Sunday, November 3, 2019

Nightmare

I had a nightmare last night. This is very much an aberration for me.  I almost never have such dreams and, while it is self congratulatory, I attribute this to the fact that I tend not to manufacture and then submerge shit into my subconscious.  I tend, I believe--again I know this is self congratulatory--not to do stuff that I can't live with unless I ram it into my subconscious such that it pops up in the middle of the night.  So, typically, I do not have unpleasant things surfacing and sleep pretty much straight through.  Even when I wake to stumble to the bathroom, I come back and am asleep in no time when I return.

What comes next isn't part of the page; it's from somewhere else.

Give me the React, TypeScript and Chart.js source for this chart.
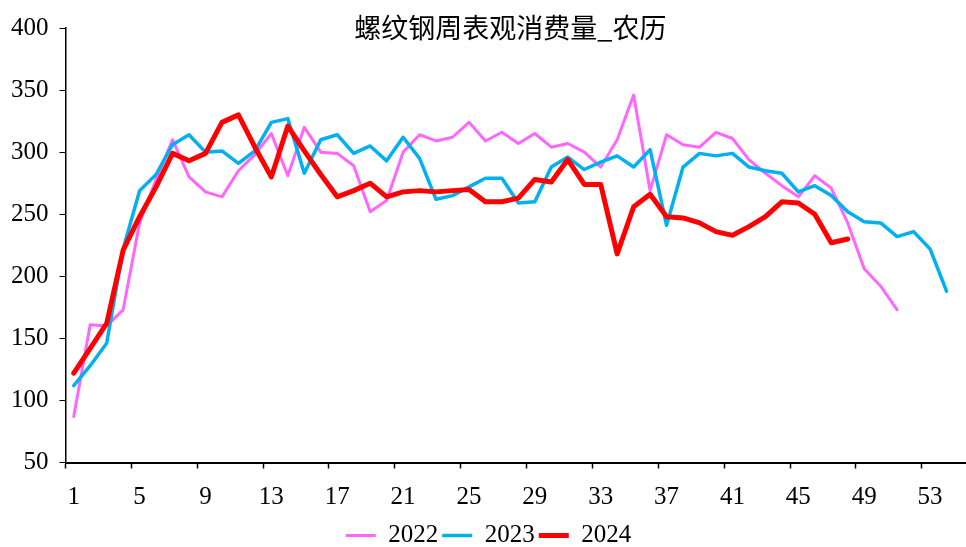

But last night I had a nightmare.  It was with Donna and me, and this morning the particulars are not clear.  She was not even here to discuss the dream let alone do anything that could, even irrationally, be the source. Even though it was about Donna, it wasn't about Donna.

I tried to think about what could have provoked the bad movie.  I bought a whole bunch of candy for Halloween and the kids did not come by in the droves I anticipated. Couldn't let the left over candy go to waste so I have had more than my share of chocolate over the past few days. Could be the chocolate.

I have been very good typically about my diet since the docs opened me up in August.  Not a piece of red meat since July 24th when I was told I was blocked up.  I did, however,  have bacon with my eggs at a diner yesterday morning.  Could be the bacon. Probably not the Almighty punishing me for eating trayfe.  But maybe. Bacon on shabbat no less.

I've been exercising regularly and taking my meds.  Cant be an excess of energy or a missed pill.

The last book I read was not one to cause nightmares and I am into a benign memoir right now which is not Psycho stuff.

I am in the throes of a battle with Blue Cross Blue Shield but if I had a nightmare every time some bureaucrat said they were "sorry for the inconvenience" when they themselves were the negligent source of the inconvenience,  I would not have slept much since Junior High.

So, not sure what brought it on.   And pretty sure that it was indeed an aberration and my next nightmare will come in 2029. Still, it has set me to thinking.

People regularly ask me how I am doing?  Since I feel almost completely healed now, I am sometimes surprised by the inquiry--as in, "why are they asking me, oh right".  I bought some suits in, not kidding, May or maybe early June.  Long story, but there was some back and forth with getting the alterations right, and I did not pick them up before the operation.  And I havent been back since. I did e-mail two months ago and explain to the salesperson what had happened, and also that I lost about ten pounds so the suits will have to be realtered.   He was fine about it. When I called on Friday to say I am ready to pick up the suits, he asked me how I was doing.  And for a minute I did not know what he was talking about.  When I relayed my saga with Blue Cross and Blue Shield to friends over dinner last night, they immediately told me not to get my ire up--and it took a second to get why they were concerned. Same thing with my brother.

I did not like having the nightmare. And do not like that I do not know why I had the nightmare besides having a bunch of mini Kit-Kats and Mounds bars, and a couple of pieces of bacon yesterday.